From a timing perspective, the company’s next earnings release and any accompanying investor day materials should provide more granular segment data and KPI disclosures; these are the events where management will either validate or revise the May 7 guidance posture. Investors should also monitor competitor disclosures—particularly Redfin (RDFN)—for divergent trends that might alter relative positioning. As always, changes in mortgage rates, employment data, and housing inventory will remain lagging and leading indicators to bias scenario weighting.
Zillow's $750M–$765M Q2 guide and reaffirmed mid‑teens 2026 growth with ~30% rentals expansion shift the company's narrative toward recurring revenue and lower near‑term volatility; execution and macro sensitivity will determine whether the market re-rates the stock. Institutional investors should focus on rental KPIs and capital allocation decisions in upcoming quarters.

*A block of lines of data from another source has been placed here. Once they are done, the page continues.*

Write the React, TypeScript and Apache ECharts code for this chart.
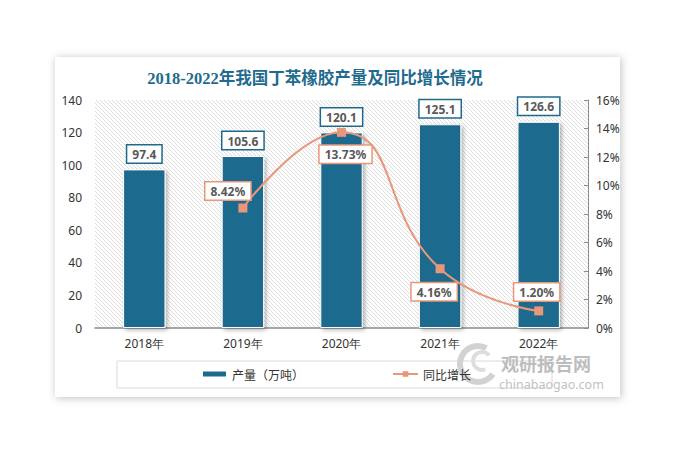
import React, { useEffect, useRef } from "react";
import * as echarts from "echarts";

const categories = ["2018年", "2019年", "2020年", "2021年", "2022年"];
const production = [97.4, 105.6, 120.1, 125.1, 126.6];
const growth: (number | null)[] = [null, 8.42, 13.73, 4.16, 1.2];
const growthLabelPos = ["top", "top", "bottom", "bottom", "top"];
const growthLabelOffset = [[0, 0], [-15, 2], [4, 3], [-6, 4], [-2, 0]];

const title = "2018-2022年我国丁苯橡胶产量及同比增长情况";
const barName = "产量（万吨）";
const lineName = "同比增长";

const BAR = "#1d6a8d";
const LINE = "#e9977a";

const hatchSvg =
  "<svg xmlns='http://www.w3.org/2000/svg' width='4' height='4'>" +
  "<rect width='4' height='4' fill='#ffffff'/>" +
  "<path d='M0,0 L4,4 M-1,3 L1,5 M3,-1 L5,1' stroke='#d6d6d6' stroke-width='0.8'/></svg>";
const hatchUrl = "data:image/svg+xml;charset=utf-8," + encodeURIComponent(hatchSvg);

export default function App() {
  const ref = useRef<HTMLDivElement>(null);
  useEffect(() => {
    if (!ref.current) return;
    const chart = echarts.init(ref.current, null, { renderer: "svg" });
    const labelText = {
      fontFamily: "Noto Sans",
      fontWeight: "bold" as const,
      fontSize: 12,
      color: "#595959",
      backgroundColor: "#ffffff",
      padding: [3, 5, 2, 5],
    };
    chart.setOption({
      animation: false,
      backgroundColor: "#ffffff",
      title: {
        text: title,
        left: 310,
        textAlign: "center",
        top: 65,
        textStyle: {
          fontFamily: "Liberation Serif, Noto Sans CJK SC",
          fontWeight: "bold",
          fontSize: 16.5,
          color: "#1f6b8e",
        },
      },
      graphic: [
        {
          type: "rect",
          z: -10,
          shape: { x: 55, y: 57, width: 565, height: 340 },
          style: { fill: "#ffffff", shadowBlur: 8, shadowColor: "rgba(0,0,0,0.25)", shadowOffsetX: 1, shadowOffsetY: 1 },
        },
        {
          type: "rect",
          z: -5,
          shape: { x: 117, y: 361, width: 435, height: 27 },
          style: { fill: "#ffffff", stroke: "#d9d9d9", lineWidth: 1 },
        },
        {
          type: "arc",
          z: -4,
          shape: { cx: 478, cy: 364, r: 18, startAngle: 0.6, endAngle: 5.2 },
          style: { stroke: "#d2d2d2", lineWidth: 6, fill: "none" },
        },
        {
          type: "arc",
          z: -4,
          shape: { cx: 482, cy: 361, r: 9, startAngle: 1.2, endAngle: 5.6 },
          style: { stroke: "#dddddd", lineWidth: 4, fill: "none" },
        },
        {
          type: "text",
          z: 5,
          x: 501,
          y: 354,
          style: { text: "观研报告网", fontSize: 18, fontWeight: "bold", fill: "#bdbdbd", fontFamily: "Noto Sans CJK SC" },
        },
        {
          type: "text",
          z: 5,
          x: 499,
          y: 378,
          style: { text: "chinabaogao.com", fontSize: 12.5, fill: "#c2c2c2", fontFamily: "Noto Sans" },
        },
      ],
      legend: {
        left: 196,
        top: 363,
        itemGap: 88,
        itemWidth: 25,
        itemHeight: 7,
        textStyle: { fontSize: 12, color: "#333333", fontFamily: "Noto Sans CJK SC" },
        data: [
          { name: barName, icon: "rect" },
          { name: lineName },
        ],
      },
      grid: {
        left: 95,
        right: 90,
        top: 100,
        bottom: 121,
        show: true,
        borderWidth: 0,
        backgroundColor: { image: hatchUrl, repeat: "repeat" },
      },
      xAxis: {
        type: "category",
        data: categories,
        axisLine: { lineStyle: { color: "#8c8c8c", width: 1.5 } },
        axisTick: { show: false },
        axisLabel: { fontSize: 12, color: "#333333", fontFamily: "Noto Sans", margin: 9 },
      },
      yAxis: [
        {
          type: "value",
          min: 0,
          max: 140,
          interval: 20,
          splitLine: { show: false },
          axisLine: { show: false },
          axisTick: { show: false },
          axisLabel: { fontSize: 12, color: "#333333", fontFamily: "Noto Sans", margin: 13 },
        },
        {
          type: "value",
          min: 0,
          max: 16,
          interval: 2,
          position: "right",
          splitLine: { show: false },
          axisLine: { show: true, lineStyle: { color: "#8c8c8c" } },
          axisTick: { show: true, inside: true, length: 4, lineStyle: { color: "#8c8c8c" } },
          axisLabel: { fontSize: 12, color: "#333333", fontFamily: "Noto Sans", margin: 8, formatter: "{value}%" },
        },
      ],
      series: [
        {
          name: barName,
          type: "bar",
          data: production,
          barWidth: "43%",
          itemStyle: {
            color: BAR,
            borderColor: "#ffffff",
            borderWidth: 1,
            shadowBlur: 4,
            shadowColor: "rgba(0,0,0,0.3)",
            shadowOffsetX: 2,
            shadowOffsetY: 2,
          },
          label: {
            show: true,
            position: "top",
            distance: 7,
            ...labelText,
            borderColor: BAR,
            borderWidth: 1.5,
          },
        },
        {
          name: lineName,
          type: "line",
          yAxisIndex: 1,
          smooth: true,
          symbol: "rect",
          symbolSize: 9,
          lineStyle: { color: LINE, width: 2 },
          itemStyle: { color: LINE },
          data: growth.map((v, i) => ({
            value: v,
            label: {
              position: growthLabelPos[i],
              offset: growthLabelOffset[i],
            },
          })),
          label: {
            show: true,
            distance: 6,
            formatter: (p: any) => Number(p.value).toFixed(2) + "%",
            ...labelText,
            borderColor: LINE,
            borderWidth: 1.5,
          },
          z: 3,
        },
      ],
    });
    return () => chart.dispose();
  }, []);
  return (
    <div
      ref={ref}
      style={{ position: "absolute", left: 0, top: 0, width: 678, height: 449 }}
    />
  );
}
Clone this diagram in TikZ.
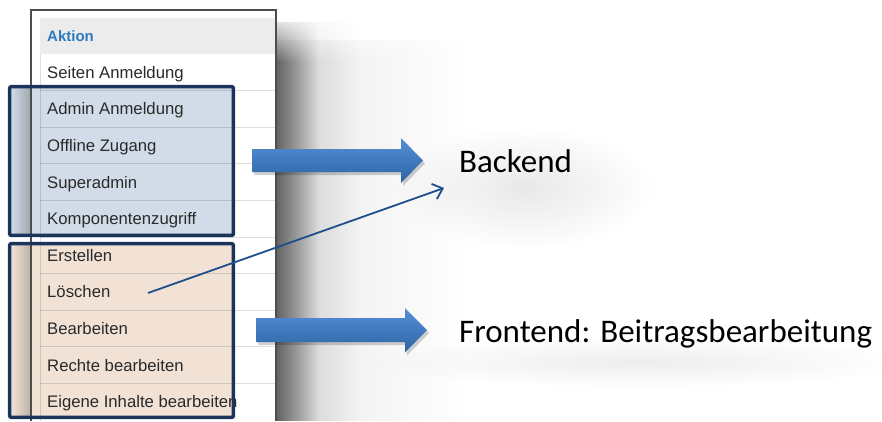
\documentclass[tikz,border=0pt]{standalone}
\usepackage{fontspec}
\setmainfont{Liberation Sans}
\newfontfamily\labelfont{Carlito}
\usetikzlibrary{arrows.meta,fadings}

\definecolor{framegray}{HTML}{4D4D4D}
\definecolor{headgray}{HTML}{ECECEC}
\definecolor{rowink}{HTML}{2A2A2A}
\definecolor{headblue}{HTML}{2D7BBF}
\definecolor{boxnavy}{HTML}{1B355A}
\definecolor{backfill}{HTML}{D2DCE8}
\definecolor{frontfill}{HTML}{F1E2D5}
\definecolor{arrowtop}{HTML}{5690D4}
\definecolor{arrowbot}{HTML}{2C63A7}
\definecolor{linkblue}{HTML}{1F4E8C}

% transparency ramps for the soft shadows
\tikzfading[name=fadeeast, left color=transparent!0, right color=transparent!100]
\tikzfading[name=fadesouth, top color=transparent!0, bottom color=transparent!100]
\tikzfading[name=fuzzyspot, inner color=transparent!0, outer color=transparent!100]

\tikzset{
  rowtext/.style={anchor=base west, inner sep=0pt, text=rowink,
    font=\fontsize{16.7}{18}\selectfont},
  headtext/.style={anchor=base west, inner sep=0pt, text=headblue,
    font=\fontsize{15}{17}\selectfont\bfseries},
  rowsep/.style={draw=black, draw opacity=0.13, line width=1pt},
  grouparea/.style={inner sep=0pt, minimum width=223.5pt},
  groupborder/.style={draw=boxnavy, line width=3.5pt, rounded corners=2pt},
  blockarrow/.style={top color=arrowtop, bottom color=arrowbot},
  arrowshadow/.style={fill=black, fill opacity=0.18},
  linkarrow/.style={draw=linkblue, line width=1.8pt,
    -{Straight Barb[length=9pt,width=16pt,line width=1.8pt]}},
  biglabel/.style={anchor=base west, inner sep=0pt,
    font=\labelfont\fontsize{33}{38}\selectfont},
  softshadow/.style={fill=black, path fading=#1}
}

\begin{document}
\begin{tikzpicture}[x=1pt,y=-1pt]
\useasboundingbox (0,0) rectangle (882,421);
\fill[white] (0,0) rectangle (882,421);

% drop shadow right of the table screenshot
\fill[softshadow=fadeeast, fill opacity=0.5] (276,22) rectangle (318,421);
\fill[softshadow=fadeeast, fill opacity=0.16] (276,22) rectangle (360,421);
\fill[softshadow=fadeeast, fill opacity=0.08] (276,40) rectangle (470,421);
% let the shadow fade in towards the top
\fill[white, path fading=fadesouth] (276.6,11) rectangle (480,62);

% soft haze behind the two labels
\fill[softshadow=fuzzyspot, fill opacity=0.09] (525,188) ellipse [x radius=130, y radius=62];
\fill[softshadow=fuzzyspot, fill opacity=0.07] (640,362) ellipse [x radius=270, y radius=26];

% table screenshot
\fill[white] (31,10) rectangle (276,421);
\fill[headgray] (40,18) rectangle (276,54);

% group areas (tinted background)
\node[grouparea, fill=backfill, minimum height=148.5pt] (backgroup) at (121.5,161) {};
\node[grouparea, fill=frontfill, minimum height=173.5pt] (frontgroup) at (121.5,330.5) {};

% shadow strip left of the screenshot inside the groups
\shade[left color=backfill, right color=backfill!75!black] (11,87) rectangle (31,235);
\shade[left color=frontfill, right color=frontfill!78!black] (11,244) rectangle (31,417);

% row grid
\draw[rowsep, line width=0.8pt] (40.5,54) -- (40.5,421);
\foreach \i in {1,...,9}
  \draw[rowsep] (40,{54+36.6*\i}) -- (276,{54+36.6*\i});

\node[headtext] (head) at (47,41) {Aktion};
\foreach \t [count=\i] in {Seiten Anmeldung, Admin Anmeldung, Offline Zugang,
    Superadmin, Komponentenzugriff, Erstellen, Löschen, Bearbeiten,
    Rechte bearbeiten, Eigene Inhalte bearbeiten}
  \node[rowtext] (row\i) at (47,{54+36.6*(\i-0.5)+6}) {\t};

% screenshot frame
\draw[framegray, line width=1.2pt] (31,421) -- (31,10) -- (276,10) -- (276,421);

% group borders
\draw[groupborder] (backgroup.north west) rectangle (backgroup.south east);
\draw[groupborder] (frontgroup.north west) rectangle (frontgroup.south east);

% block arrows
\path[arrowshadow] (254,152) -- (403,152) -- (403,141) -- (425,163.5)
  -- (403,186) -- (403,175) -- (254,175) -- cycle;
\path[blockarrow] (252,149) -- (401,149) -- (401,138) -- (423,160.5)
  -- (401,183) -- (401,172) -- (252,172) -- cycle;
\path[arrowshadow] (258,321) -- (407,321) -- (407,311) -- (429,333)
  -- (407,355.5) -- (407,345) -- (258,345) -- cycle;
\path[blockarrow] (256,318) -- (405,318) -- (405,308) -- (427,330)
  -- (405,352.5) -- (405,342) -- (256,342) -- cycle;

% labels
\node[biglabel] (backend) at (459,172) {Backend};
\node[biglabel] (frontend) at (459,342) {Frontend: Beitragsbearbeitung};

% link from the delete permission to the backend
\coordinate (linkstart) at (148,293);
\coordinate (linkend) at (444,188);
\draw[linkarrow] (linkstart) -- (linkend);
\end{tikzpicture}
\end{document}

Disclaimer: This article is for informational purposes only and does not constitute investment advice.
Q: How should investors interpret the ~30% rentals growth relative to the mid‑teens consolidated target?
A: The ~30% rentals growth implies a structural shift in revenue mix: faster expansion in a potentially higher-margin recurring segment can lift consolidated growth disproportionately to legacy lines. Practically, investors should expect models to show a larger share of revenue coming from rentals and should demand segmented margins and retention metrics in subsequent filings to validate sustainability.
Q: Which KPIs will provide the earliest signal that Zillow's guidance is on track?
A: The most actionable early indicators are quarterly rental revenue growth, rental gross margin, landlord/tenant retention rates, average revenue per listing in rentals, and Premier Agent lead pricing trends. Improvements in these KPIs would support the ~30% rentals trajectory and underpin a re-rating thesis.